Anyone wondering when - or if - CNN would stop breaking into regular programming to show the daily media briefing by White House press secretary Sean Spicer now has an answer: Day 36 of the Donald Trump presidency.
But the streak of televised briefings did not end because the cable channel finally decided they are no longer breaking news events. (Not every day, anyway.) The streak ended because the White House decided to prohibit cameras from Friday's session.
What's more, the White House barred news outlets, such as CNN, the New York Times, Politico and the Los Angeles Times, from entering the room.
CNN's Sara Murray went on air to describe what happened:
"We lined up. We were told there was a list ahead of time, which is sort of abnormal, but we put our name on a list. And then when we went to enter, I was blocked by a White House staffer, who said we were not on the list for this gaggle today.
"Now, normally, if you were going to do something like this - an extended gaggle, off camera - you would have one person from each news outlet. As you know, we have multiple people from CNN here every day. So, if you're going to do something beyond a pool, which is sort of the smallest group of reporters that then disseminates the information, you would have one person from every news outlet.

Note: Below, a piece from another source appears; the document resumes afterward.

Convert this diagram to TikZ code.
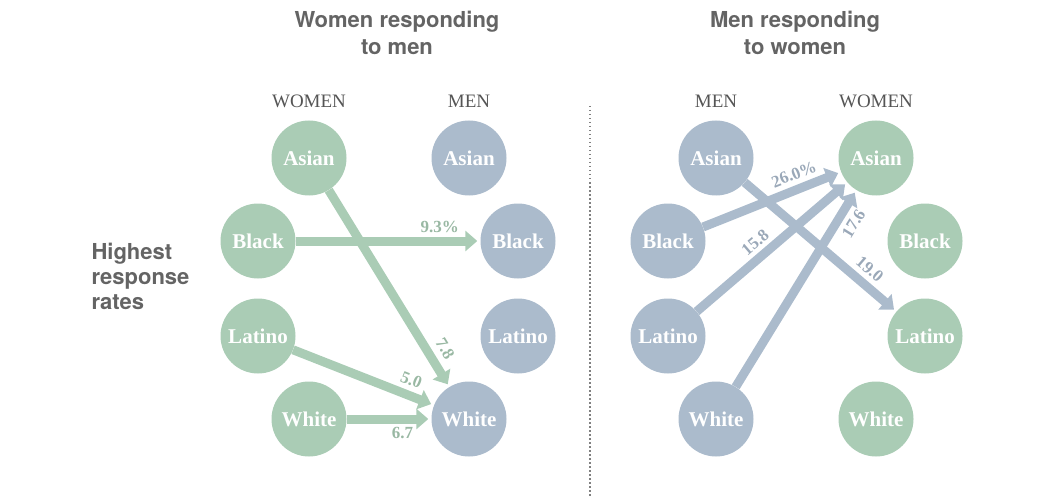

"That is not what the White House was doing today. What the White House was doing was handpicking the outlets they wanted in for this briefing. So Breitbart, the Washington Times, the One America News Network - news outlets that maybe the White House feels are more favorable were all allowed in, whereas I was blocked from entering, Politico was blocked from entering, the New York Times, the L.A. Times. All of these news outlets were blocked from going to a gaggle."
White House Correspondents' Association President Jeff Mason called in to CNN to say the organization is "still getting information about" the decision, adding:
"They clearly wanted to have a gaggle that was not on camera and was not the full press corps today. We don't object to there being briefings like that that aren't always on camera, but we have encouraged them when they want to do something like that ... [to] still do it in the press room and do it in a place where all the reporters have a chance to ask questions.
"So, we've made that clear, and we're going to continue to have discussions with them about that. And we're not happy about how this happened today."
White House deputy communications director Raj Shah insisted this was all much ado about nothing.
Hours before the limited-access gaggle, Trump devoted much of an address at the Conservative Political Action Conference to bashing the media.
"A few days ago, I called the fake news media the enemy of the people, and they are," the president said. "They are the enemy of the people."